During the campaign Lichfield was one of the councils visited by Conservative leader William Hague, on 29 April, with the overall local elections seen by commentators as crucial to his leadership of the party. Hague accused the Labour council of wasting money. For the Labour party, former EastEnders star Michael Cashman joined party workers in canvassing in Burntwood on 26 April.

In the election the Conservatives required a 7% swing to become the largest party and a 9% swing to gain overall control of the council. Lichfield was number 8 on their list of councils they were hoping to gain.

==Election result==
The Conservatives retook control of the council that they had lost in the previous election in 1995. They gained two seats at Stowe ward after a recount and also gained in Lichfield City, Burntwood, Hammerwich and Alrewas wards. However the Liberal Democrats gained a seat in Mease Valley from the Conservatives. The results were sufficient to give the Conservatives a two-seat overall majority.

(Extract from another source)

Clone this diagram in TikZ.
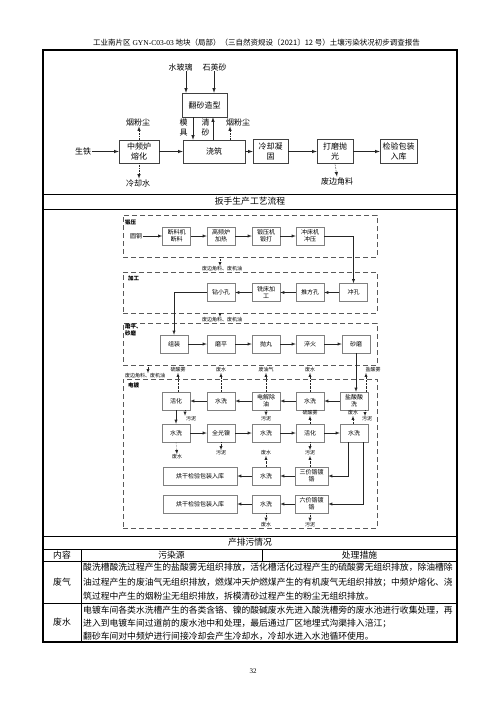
\documentclass[tikz,border=0pt]{standalone}
\usepackage{fontspec}
\setmainfont{Liberation Serif}
\newfontfamily\cjk{Noto Sans CJK SC}
\usetikzlibrary{arrows.meta}

\tikzset{
  bigbox/.style={draw=black!75, line width=0.5pt, align=center, inner sep=1pt, font=\cjk\fontsize{8}{9.5}\selectfont},
  txt/.style={inner sep=0.5pt, font=\cjk\fontsize{8}{9.5}\selectfont},
  smbox/.style={draw=black!50, line width=0.5pt, minimum width=28pt, minimum height=18pt, align=center, inner sep=0.5pt, font=\cjk\fontsize{6}{7}\selectfont},
  smtxt/.style={inner sep=0.3pt, font=\cjk\fontsize{5}{6}\selectfont},
  frame/.style={draw=black!65, line width=0.9pt, dash pattern=on 5pt off 3pt},
  framelbl/.style={anchor=north west, inner sep=0pt, align=left, font=\cjk\bfseries\fontsize{5.5}{6.5}\selectfont},
  flow/.style={->, draw=black!85, line width=0.6pt},
  sflow/.style={->, draw=black!85, line width=0.45pt},
  emit/.style={->, draw=black!85, line width=0.6pt, densely dotted},
  semit/.style={->, draw=black!85, line width=0.45pt, densely dotted},
  cell/.style={anchor=west, inner sep=0pt, font=\cjk\fontsize{8.8}{10}\selectfont},
}

\begin{document}
\begin{tikzpicture}[x=1pt,y=-1pt,>=latex]
  \useasboundingbox (0,0) rectangle (500,707);

  % page header and table frame
  \node[inner sep=0pt, font=\fontsize{7.5}{9}\selectfont] (hdr) at (256.5,43)
    {{\cjk 工业南片区} GYN-C03-03 {\cjk 地块（局部）（三自然资规设〔2021〕12 号）土壤污染状况初步调查报告}};
  \draw[line width=1.2pt] (43,50) rectangle (457,642);
  \draw[line width=0.6pt] (43,194) -- (457,194);
  \draw[line width=0.6pt] (43,209) -- (457,209);
  \draw[line width=0.6pt] (43,536) -- (457,536);
  \draw[line width=0.6pt] (43,549) -- (457,549);
  \draw[line width=0.6pt] (43,561) -- (457,561);
  \draw[line width=0.6pt] (43,603) -- (457,603);
  \draw[line width=0.6pt] (81,549) -- (81,642);
  \draw[line width=0.6pt] (262,549) -- (262,561);

  % casting flow
  \node[txt] (shengtie) at (83,151.5) {生铁};
  \node[bigbox, minimum width=40pt, minimum height=23pt] (zpl) at (139,151.5) {中频炉\\熔化};
  \node[txt] (yfc1) at (138,122) {烟粉尘};
  \node[txt] (lqs) at (138,183) {冷却水};
  \node[bigbox, minimum width=62pt, minimum height=23pt] (jz) at (214,151.5) {浇筑};
  \node[bigbox, minimum width=45pt, minimum height=24pt] (fszx) at (204.5,105) {翻砂造型};
  \node[txt] (sbl) at (180.5,67) {水玻璃};
  \node[txt] (syd) at (214.5,67) {石英砂};
  \node[txt, align=center] (mj) at (183.5,127.5) {模\\具};
  \node[txt, align=center] (qs) at (205.5,127.5) {清\\砂};
  \node[txt] (yfc2) at (238,122) {烟粉尘};
  \node[bigbox, minimum width=35pt, minimum height=24pt] (lqng) at (270.5,151.5) {冷却凝\\固};
  \node[bigbox, minimum width=36pt, minimum height=24pt] (dmpg) at (335,151.5) {打磨抛\\光};
  \node[bigbox, minimum width=37pt, minimum height=24pt] (jybz) at (398.5,151.5) {检验包装\\入库};
  \node[txt] (fbjl) at (337,181) {废边角料};

  \draw[flow] ([xshift=5.5pt]sbl.south) -- ([xshift=5.5pt]sbl.south |- fszx.north);
  \draw[flow] ([xshift=-0.5pt]syd.south) -- ([xshift=-0.5pt]syd.south |- fszx.north);
  \draw[flow] ([xshift=-11.5pt]fszx.south) -- ([xshift=-11.5pt]fszx.south |- jz.north);
  \draw[flow] ([xshift=8.5pt]fszx.south |- jz.north) -- ([xshift=8.5pt]fszx.south);
  \draw[emit] ([xshift=16pt]jz.north) -- ([xshift=16pt]jz.north |- yfc2.south);
  \draw[emit] (zpl.north) -- (zpl.north |- yfc1.south);
  \draw[emit] (zpl.south) -- (zpl.south |- lqs.north);
  \draw[flow] (shengtie) -- (zpl);
  \draw[flow] (zpl) -- (jz);
  \draw[flow] (jz) -- (lqng);
  \draw[flow] (lqng) -- (dmpg);
  \draw[flow] (dmpg) -- (jybz);
  \draw[emit] (dmpg.south) -- (fbjl.north);

  \node[inner sep=0pt, font=\cjk\fontsize{8.8}{10}\selectfont] (cap1) at (250,201.5) {扳手生产工艺流程};

  % wrench flow: frames
  \node[frame, minimum width=254pt, minimum height=42pt] (fdy) at (250,236) {};
  \node[frame, minimum width=254pt, minimum height=41pt] (fjg) at (250,292.5) {};
  \node[frame, minimum width=254pt, minimum height=42pt] (fmp) at (250,344) {};
  \node[frame, minimum width=254pt, minimum height=149pt] (fdd) at (250,453.5) {};
  \node[framelbl] (ldy) at (125,220) {锻压};
  \node[framelbl] (ljg) at (128,276) {加工};
  \node[framelbl] (lmp) at (125,324) {磨平、\\砂磨};
  \node[framelbl] (ldd) at (128,383) {电镀};

  % forging
  \node[inner sep=0.5pt, font=\cjk\fontsize{6}{7}\selectfont] (yg) at (136,236) {圆钢};
  \node[smbox] (dlj) at (176.5,236) {断料机\\断料};
  \node[smbox] (gpl) at (221,236) {高频炉\\加热};
  \node[smbox] (dyj) at (266,236) {锻压机\\锻打};
  \node[smbox] (ccj) at (310,236) {冲床机\\冲压};
  \draw[sflow] (yg) -- (dlj);
  \draw[sflow] (dlj) -- (gpl);
  \draw[sflow] (gpl) -- (dyj);
  \draw[sflow] (dyj) -- (ccj);
  \node[smtxt] (fj1) at (222,269) {废边角料、废机油};
  \draw[semit] ([xshift=-30pt]fdy.south) -- ([xshift=-30pt]fdy.south |- fj1.north);

  % machining
  \node[smbox] (ck) at (353.5,292.5) {冲孔};
  \node[smbox] (tfk) at (310,292.5) {推方孔};
  \node[smbox] (xc) at (266,292.5) {铣床加\\工};
  \node[smbox] (zxk) at (221,292.5) {钻小孔};
  \draw[sflow] (ccj.east) -| (ck.north);
  \draw[sflow] (ck) -- (tfk);
  \draw[sflow] (tfk) -- (xc);
  \draw[sflow] (xc) -- (zxk);
  \node[smtxt] (fj2) at (222,320) {废边角料、废机油};
  \draw[semit] ([xshift=-30pt]fjg.south) -- ([xshift=-30pt]fjg.south |- fj2.north);

  % grinding
  \node[smbox] (zz) at (174,344) {组装};
  \node[smbox] (mp) at (221,344) {磨平};
  \node[smbox] (pw) at (266,344) {抛丸};
  \node[smbox] (ch) at (310,344) {淬火};
  \node[smbox] (sm) at (356,344) {砂磨};
  \draw[sflow] (zxk.west) -| (zz.north);
  \draw[sflow] (zz) -- (mp);
  \draw[sflow] (mp) -- (pw);
  \draw[sflow] (pw) -- (ch);
  \draw[sflow] (ch) -- (sm);
  \node[smtxt] (fj3) at (145,376) {废边角料、废机油};
  \draw[semit] ([xshift=-102pt]fmp.south) -- ([xshift=-102pt]fmp.south |- fj3.north);

  % plating
  \node[smbox] (hh1) at (176,401) {活化};
  \node[smbox] (sx1) at (221,401) {水洗};
  \node[smbox] (djcy) at (266,401) {电解除\\油};
  \node[smbox] (sx2) at (310,401) {水洗};
  \node[smbox] (ysjx) at (354,401) {盐酸酸\\洗};
  \node[smtxt] (lsw1) at (178,370) {硫酸雾};
  \node[smtxt] (fs1) at (221,370) {废水};
  \node[smtxt] (fyq) at (266,370) {废油气};
  \node[smtxt] (fs2) at (310,370) {废水};
  \node[smtxt] (ysw) at (373,370) {盐酸雾};
  \draw[sflow] (sm.south) -- (sm.south |- ysjx.north);
  \draw[sflow] (ysjx) -- (sx2);
  \draw[sflow] (sx2) -- (djcy);
  \draw[sflow] (djcy) -- (sx1);
  \draw[sflow] (sx1) -- (hh1);
  \draw[semit] ([xshift=2pt]hh1.north) -- ([xshift=2pt]hh1.north |- lsw1.south);
  \draw[semit] (sx1.north) -- (fs1.south);
  \draw[semit] (djcy.north) -- (fyq.south);
  \draw[semit] (sx2.north) -- (fs2.south);
  \draw[semit] ([xshift=12pt]ysjx.north) -- ([xshift=12pt]ysjx.north |- ysw.south);

  \node[smbox] (sx3) at (176,433) {水洗};
  \node[smbox] (qgn) at (221,433) {全光镍};
  \node[smbox] (sx4) at (266,433) {水洗};
  \node[smbox] (hh2) at (310,433) {活化};
  \node[smbox] (sx5) at (354,433) {水洗};
  \draw[sflow] (hh1) -- (sx3);
  \draw[sflow] (sx3) -- (qgn);
  \draw[sflow] (qgn) -- (sx4);
  \draw[sflow] (sx4) -- (hh2);
  \draw[sflow] (hh2) -- (sx5);
  \node[smtxt] (wn1) at (191,418.5) {污泥};
  \node[smtxt] (wn2) at (266,418.5) {污泥};
  \node[smtxt] (lsw2) at (310,413) {硫酸雾};
  \node[smtxt] (fs3) at (353,413) {废水};
  \node[smtxt] (wn3) at (367,419) {污泥};
  \draw[semit] ([xshift=9pt]hh1.south) -- ([xshift=9pt]hh1.south |- wn1.north);
  \draw[semit] (djcy.south) -- (wn2.north);
  \draw[semit] (hh2.north) -- (lsw2.south);
  \draw[semit] ([xshift=-1pt]sx5.north) -- ([xshift=-1pt]sx5.north |- fs3.south);
  \draw[semit] ([xshift=11pt]ysjx.south) -- ([xshift=11pt]ysjx.south |- wn3.north);

  \node[smbox, minimum width=74pt] (hgjy1) at (200,476) {烘干检验包装入库};
  \node[smbox] (sx6) at (266,476) {水洗};
  \node[smbox, minimum width=33pt] (sjg) at (311.5,476) {三价铬镀\\铬};
  \node[smbox, minimum width=74pt] (hgjy2) at (200,504) {烘干检验包装入库};
  \node[smbox] (sx7) at (266,504) {水洗};
  \node[smbox, minimum width=33pt] (ljg6) at (311.5,504) {六价铬镀\\铬};
  \draw[sflow] ([xshift=-6pt]sx5.south) |- (sjg.east);
  \draw[sflow] ([xshift=9pt]sx5.south) |- (ljg6.east);
  \draw[sflow] (sjg) -- (sx6);
  \draw[sflow] (sx6) -- (hgjy1);
  \draw[sflow] (ljg6) -- (sx7);
  \draw[sflow] (sx7) -- (hgjy2);
  \node[smtxt] (fs4) at (177,457) {废水};
  \node[smtxt] (wn4) at (221,453) {污泥};
  \node[smtxt] (fs5) at (266,453) {废水};
  \node[smtxt] (wn5) at (310,453) {污泥};
  \node[smtxt] (fs6) at (266,524.5) {废水};
  \node[smtxt] (wn6) at (310,524.5) {污泥};
  \draw[semit] (sx3.south) -- (fs4.north);
  \draw[semit] (qgn.south) -- (wn4.north);
  \draw[semit] (sx6.north) -- (fs5.south);
  \draw[semit] (hh2.south) -- (wn5.north);
  \draw[semit] (sjg.north -| wn5) -- (wn5.south);
  \draw[semit] (sx7.south) -- (fs6.north);
  \draw[semit] (ljg6.south -| wn6) -- (wn6.north);

  % pollution table
  \node[inner sep=0pt, font=\cjk\fontsize{8.8}{10}\selectfont] (cap2) at (250,542.5) {产排污情况};
  \node[inner sep=0pt, font=\cjk\fontsize{8.8}{10}\selectfont] (thnr) at (62,555) {内容};
  \node[inner sep=0pt, font=\cjk\fontsize{8.8}{10}\selectfont] (thwr) at (171.5,555) {污染源};
  \node[inner sep=0pt, font=\cjk\fontsize{8.8}{10}\selectfont] (thcl) at (359.5,555) {处理措施};
  \node[inner sep=0pt, font=\cjk\fontsize{8.8}{10}\selectfont] (fq) at (62,582) {废气};
  \node[inner sep=0pt, font=\cjk\fontsize{8.8}{10}\selectfont] (fsr) at (62,622.5) {废水};
  \node[cell] (fq1) at (83,567.5) {酸洗槽酸洗过程产生的盐酸雾无组织排放，活化槽活化过程产生的硫酸雾无组织排放，除油槽除};
  \node[cell] (fq2) at (83,582) {油过程产生的废油气无组织排放，燃煤冲天炉燃煤产生的有机废气无组织排放；中频炉熔化、浇};
  \node[cell] (fq3) at (83,596.5) {筑过程中产生的烟粉尘无组织排放，拆模清砂过程产生的粉尘无组织排放。};
  \node[cell] (fs1r) at (83,610) {电镀车间各类水洗槽产生的各类含铬、镍的酸碱废水先进入酸洗槽旁的废水池进行收集处理，再};
  \node[cell] (fs2r) at (83,623) {进入到电镀车间过道前的废水池中和处理，最后通过厂区地埋式沟渠排入涪江；};
  \node[cell] (fs3r) at (83,636) {翻砂车间对中频炉进行间接冷却会产生冷却水，冷却水进入水池循环使用。};

  \node[inner sep=0pt, font=\fontsize{7}{8}\selectfont] (pgno) at (253,671) {32};
\end{tikzpicture}
\end{document}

Lichfield local election result 1999
| Party |  | Seats | Gains | Losses | Net gain/loss | Seats % | Votes % | Votes | +/− |
|---|---|---|---|---|---|---|---|---|---|
|  | Conservative | 29 |  |  | +8 | 51.8 |  |  |  |
|  | Labour | 24 |  |  | -7 | 42.9 |  |  |  |
|  | Liberal Democrats | 2 |  |  | 0 | 3.6 |  |  |  |
|  | Independent | 1 |  |  | 0 | 1.8 |  |  |  |
|  | Other parties | 0 |  |  | -1 | 0 |  |  |  |

==Aftermath==
Following the election Tony Nichols was elected chairman of the council by the new Conservative majority. However, there was controversy as the new opposition councillors claimed that the Conservatives did not give them as many seats on the council committees that they were legally due following the election.